→ TASK DETAILS
Line by line, repeat the data below exactly, beginning at the first line and ending at the line with "0.009, 0.004, 0.003];". Omit pictures.

→ COLLECTED MATERIAL
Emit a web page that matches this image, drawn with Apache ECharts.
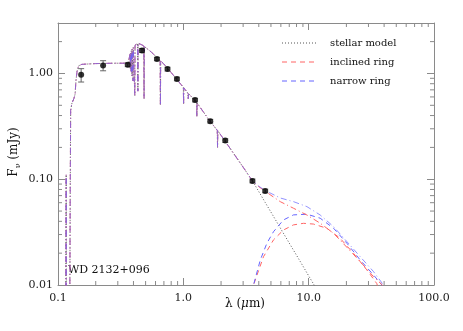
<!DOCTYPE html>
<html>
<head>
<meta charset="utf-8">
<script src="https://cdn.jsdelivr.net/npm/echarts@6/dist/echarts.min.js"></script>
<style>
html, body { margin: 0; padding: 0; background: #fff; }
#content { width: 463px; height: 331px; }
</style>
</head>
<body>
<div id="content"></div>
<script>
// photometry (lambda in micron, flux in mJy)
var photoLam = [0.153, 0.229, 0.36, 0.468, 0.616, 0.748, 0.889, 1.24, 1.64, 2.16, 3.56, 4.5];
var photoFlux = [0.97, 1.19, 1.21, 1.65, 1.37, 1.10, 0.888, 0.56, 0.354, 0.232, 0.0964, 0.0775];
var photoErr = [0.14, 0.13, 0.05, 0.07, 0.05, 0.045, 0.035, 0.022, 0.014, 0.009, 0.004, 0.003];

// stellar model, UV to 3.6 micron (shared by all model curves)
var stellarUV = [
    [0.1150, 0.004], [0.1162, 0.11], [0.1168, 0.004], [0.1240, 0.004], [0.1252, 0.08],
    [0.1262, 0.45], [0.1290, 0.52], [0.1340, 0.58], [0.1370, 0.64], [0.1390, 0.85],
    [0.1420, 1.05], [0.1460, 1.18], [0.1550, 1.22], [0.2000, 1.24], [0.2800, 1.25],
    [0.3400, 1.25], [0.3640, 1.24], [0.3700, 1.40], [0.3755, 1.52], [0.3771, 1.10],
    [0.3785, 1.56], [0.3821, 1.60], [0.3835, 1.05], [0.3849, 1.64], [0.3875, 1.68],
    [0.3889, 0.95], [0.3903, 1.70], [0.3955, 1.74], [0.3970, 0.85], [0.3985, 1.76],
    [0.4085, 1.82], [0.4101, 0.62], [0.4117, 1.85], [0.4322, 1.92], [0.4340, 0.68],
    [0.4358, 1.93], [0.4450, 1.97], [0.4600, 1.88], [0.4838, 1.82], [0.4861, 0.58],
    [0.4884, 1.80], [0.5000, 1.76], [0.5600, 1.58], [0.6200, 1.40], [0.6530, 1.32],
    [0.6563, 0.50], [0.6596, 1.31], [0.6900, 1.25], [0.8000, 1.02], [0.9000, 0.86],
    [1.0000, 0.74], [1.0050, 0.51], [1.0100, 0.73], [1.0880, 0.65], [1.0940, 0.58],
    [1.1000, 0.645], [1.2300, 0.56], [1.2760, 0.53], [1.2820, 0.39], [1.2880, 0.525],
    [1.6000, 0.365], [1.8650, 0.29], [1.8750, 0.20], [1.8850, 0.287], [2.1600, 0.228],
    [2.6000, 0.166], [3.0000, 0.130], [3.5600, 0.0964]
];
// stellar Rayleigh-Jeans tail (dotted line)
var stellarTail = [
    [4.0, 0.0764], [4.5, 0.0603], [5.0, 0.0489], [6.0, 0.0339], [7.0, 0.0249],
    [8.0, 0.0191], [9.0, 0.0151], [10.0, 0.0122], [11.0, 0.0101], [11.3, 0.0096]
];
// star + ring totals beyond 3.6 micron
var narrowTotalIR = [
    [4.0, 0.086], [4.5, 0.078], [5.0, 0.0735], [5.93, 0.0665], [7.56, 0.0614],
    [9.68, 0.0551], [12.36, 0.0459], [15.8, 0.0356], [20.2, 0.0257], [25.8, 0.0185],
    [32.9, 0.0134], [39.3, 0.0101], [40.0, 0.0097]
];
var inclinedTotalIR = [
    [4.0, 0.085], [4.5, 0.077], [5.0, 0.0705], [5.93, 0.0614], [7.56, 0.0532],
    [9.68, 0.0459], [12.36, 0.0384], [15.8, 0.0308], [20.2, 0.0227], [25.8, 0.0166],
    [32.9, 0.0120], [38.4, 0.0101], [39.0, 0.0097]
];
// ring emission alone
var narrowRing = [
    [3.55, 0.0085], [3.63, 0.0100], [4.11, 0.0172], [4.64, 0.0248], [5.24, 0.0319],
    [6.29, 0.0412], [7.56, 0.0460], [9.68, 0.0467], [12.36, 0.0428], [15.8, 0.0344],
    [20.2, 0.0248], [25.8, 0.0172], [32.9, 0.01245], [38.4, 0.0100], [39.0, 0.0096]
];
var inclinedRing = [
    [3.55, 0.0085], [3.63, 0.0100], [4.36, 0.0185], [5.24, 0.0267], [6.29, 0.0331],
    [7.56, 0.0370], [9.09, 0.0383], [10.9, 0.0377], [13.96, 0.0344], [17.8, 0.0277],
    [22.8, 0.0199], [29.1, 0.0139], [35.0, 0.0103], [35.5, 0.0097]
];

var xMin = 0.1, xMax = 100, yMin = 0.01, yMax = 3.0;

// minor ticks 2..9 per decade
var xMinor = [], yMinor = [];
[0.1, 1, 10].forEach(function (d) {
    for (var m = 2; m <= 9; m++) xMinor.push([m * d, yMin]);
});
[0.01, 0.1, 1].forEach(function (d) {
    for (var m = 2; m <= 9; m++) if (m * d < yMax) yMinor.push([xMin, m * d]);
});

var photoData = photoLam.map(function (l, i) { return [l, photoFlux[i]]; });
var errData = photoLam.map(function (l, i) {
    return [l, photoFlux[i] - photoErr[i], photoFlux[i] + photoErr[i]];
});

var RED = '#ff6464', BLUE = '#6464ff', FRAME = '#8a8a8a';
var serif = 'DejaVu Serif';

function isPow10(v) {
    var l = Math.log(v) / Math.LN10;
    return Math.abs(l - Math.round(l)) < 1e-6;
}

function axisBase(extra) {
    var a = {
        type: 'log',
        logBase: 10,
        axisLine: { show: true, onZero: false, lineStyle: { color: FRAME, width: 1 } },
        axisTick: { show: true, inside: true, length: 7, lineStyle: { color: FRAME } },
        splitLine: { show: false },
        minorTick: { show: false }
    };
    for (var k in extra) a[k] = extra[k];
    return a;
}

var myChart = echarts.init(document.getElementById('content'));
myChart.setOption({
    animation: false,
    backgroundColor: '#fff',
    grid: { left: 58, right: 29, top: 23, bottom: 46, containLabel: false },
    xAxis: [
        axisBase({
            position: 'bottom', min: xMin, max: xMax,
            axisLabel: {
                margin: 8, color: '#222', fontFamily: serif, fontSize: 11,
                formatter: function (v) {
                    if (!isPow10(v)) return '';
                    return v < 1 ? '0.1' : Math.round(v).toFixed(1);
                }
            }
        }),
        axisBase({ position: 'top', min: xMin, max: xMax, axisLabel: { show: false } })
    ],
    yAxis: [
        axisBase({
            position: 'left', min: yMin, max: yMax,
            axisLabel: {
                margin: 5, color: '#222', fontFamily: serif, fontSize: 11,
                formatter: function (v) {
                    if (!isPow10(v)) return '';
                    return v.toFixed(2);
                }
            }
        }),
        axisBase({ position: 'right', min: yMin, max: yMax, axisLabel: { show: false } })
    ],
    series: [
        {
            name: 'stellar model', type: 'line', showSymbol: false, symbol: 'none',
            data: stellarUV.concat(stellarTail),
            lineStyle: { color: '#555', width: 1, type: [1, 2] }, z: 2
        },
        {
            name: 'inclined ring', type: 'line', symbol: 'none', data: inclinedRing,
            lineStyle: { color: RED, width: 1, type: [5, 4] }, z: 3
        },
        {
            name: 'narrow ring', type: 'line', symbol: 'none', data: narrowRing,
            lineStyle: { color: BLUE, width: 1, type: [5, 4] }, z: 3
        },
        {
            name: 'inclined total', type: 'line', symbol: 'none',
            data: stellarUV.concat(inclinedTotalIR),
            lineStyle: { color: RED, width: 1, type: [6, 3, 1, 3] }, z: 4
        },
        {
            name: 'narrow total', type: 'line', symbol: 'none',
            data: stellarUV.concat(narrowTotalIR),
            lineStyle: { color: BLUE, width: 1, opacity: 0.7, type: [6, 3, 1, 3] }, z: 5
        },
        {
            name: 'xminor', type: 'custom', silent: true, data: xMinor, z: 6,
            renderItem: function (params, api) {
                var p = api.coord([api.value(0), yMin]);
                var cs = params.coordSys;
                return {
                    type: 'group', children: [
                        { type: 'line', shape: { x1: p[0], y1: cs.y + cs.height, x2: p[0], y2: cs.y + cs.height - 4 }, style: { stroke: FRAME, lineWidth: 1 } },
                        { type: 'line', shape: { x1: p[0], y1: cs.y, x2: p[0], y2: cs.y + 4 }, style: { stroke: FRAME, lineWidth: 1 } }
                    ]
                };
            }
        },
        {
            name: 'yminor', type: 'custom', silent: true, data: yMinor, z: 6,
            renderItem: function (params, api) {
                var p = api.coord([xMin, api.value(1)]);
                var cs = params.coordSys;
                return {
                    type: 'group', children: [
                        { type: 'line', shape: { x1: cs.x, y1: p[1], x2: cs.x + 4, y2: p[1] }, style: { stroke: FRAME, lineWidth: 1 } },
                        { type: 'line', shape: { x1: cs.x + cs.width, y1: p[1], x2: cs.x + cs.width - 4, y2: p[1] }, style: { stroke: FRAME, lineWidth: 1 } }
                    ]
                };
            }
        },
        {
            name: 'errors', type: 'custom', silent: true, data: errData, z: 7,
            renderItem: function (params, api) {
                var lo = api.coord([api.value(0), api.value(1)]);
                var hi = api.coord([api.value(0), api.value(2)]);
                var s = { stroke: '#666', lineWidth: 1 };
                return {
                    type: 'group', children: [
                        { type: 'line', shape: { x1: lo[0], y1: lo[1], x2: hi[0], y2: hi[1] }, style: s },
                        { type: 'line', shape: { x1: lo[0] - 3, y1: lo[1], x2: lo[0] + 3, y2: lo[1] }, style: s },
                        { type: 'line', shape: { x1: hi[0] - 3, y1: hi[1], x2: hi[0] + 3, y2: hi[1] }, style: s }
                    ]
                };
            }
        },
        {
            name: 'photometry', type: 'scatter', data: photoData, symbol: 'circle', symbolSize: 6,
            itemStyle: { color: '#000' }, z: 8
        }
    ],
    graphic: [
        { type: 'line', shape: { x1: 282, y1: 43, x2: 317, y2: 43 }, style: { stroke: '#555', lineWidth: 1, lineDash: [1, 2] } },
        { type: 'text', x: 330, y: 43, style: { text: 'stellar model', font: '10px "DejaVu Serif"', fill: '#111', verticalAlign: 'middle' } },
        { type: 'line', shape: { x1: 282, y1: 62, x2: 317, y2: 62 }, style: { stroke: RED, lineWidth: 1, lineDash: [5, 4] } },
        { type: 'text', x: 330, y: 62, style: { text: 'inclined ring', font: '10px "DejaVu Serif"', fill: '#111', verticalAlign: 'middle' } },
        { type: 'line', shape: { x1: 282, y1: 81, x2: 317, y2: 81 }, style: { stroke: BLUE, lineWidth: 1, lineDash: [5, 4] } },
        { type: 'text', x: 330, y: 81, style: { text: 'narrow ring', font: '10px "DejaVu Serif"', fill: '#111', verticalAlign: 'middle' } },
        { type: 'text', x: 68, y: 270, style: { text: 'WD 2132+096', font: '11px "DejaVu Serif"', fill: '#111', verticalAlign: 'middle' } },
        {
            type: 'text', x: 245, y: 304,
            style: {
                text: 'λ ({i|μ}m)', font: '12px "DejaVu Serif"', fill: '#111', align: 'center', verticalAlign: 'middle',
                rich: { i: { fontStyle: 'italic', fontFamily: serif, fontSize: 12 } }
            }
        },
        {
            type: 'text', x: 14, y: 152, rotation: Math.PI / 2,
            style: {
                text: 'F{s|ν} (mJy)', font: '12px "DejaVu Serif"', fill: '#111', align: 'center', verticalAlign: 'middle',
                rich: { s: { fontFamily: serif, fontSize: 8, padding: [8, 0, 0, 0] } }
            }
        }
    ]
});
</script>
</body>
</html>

→ WRITTEN SOLUTION
Emit a web page that matches this image, drawn with Apache ECharts.
<!DOCTYPE html>
<html>
<head>
<meta charset="utf-8">
<script src="https://cdn.jsdelivr.net/npm/echarts@6/dist/echarts.min.js"></script>
<style>
html, body { margin: 0; padding: 0; background: #fff; }
#content { width: 463px; height: 331px; }
</style>
</head>
<body>
<div id="content"></div>
<script>
// photometry (lambda in micron, flux in mJy)
var photoLam = [0.153, 0.229, 0.36, 0.468, 0.616, 0.748, 0.889, 1.24, 1.64, 2.16, 3.56, 4.5];
var photoFlux = [0.97, 1.19, 1.21, 1.65, 1.37, 1.10, 0.888, 0.56, 0.354, 0.232, 0.0964, 0.0775];
var photoErr = [0.14, 0.13, 0.05, 0.07, 0.05, 0.045, 0.035, 0.022, 0.014, 0.009, 0.004, 0.003];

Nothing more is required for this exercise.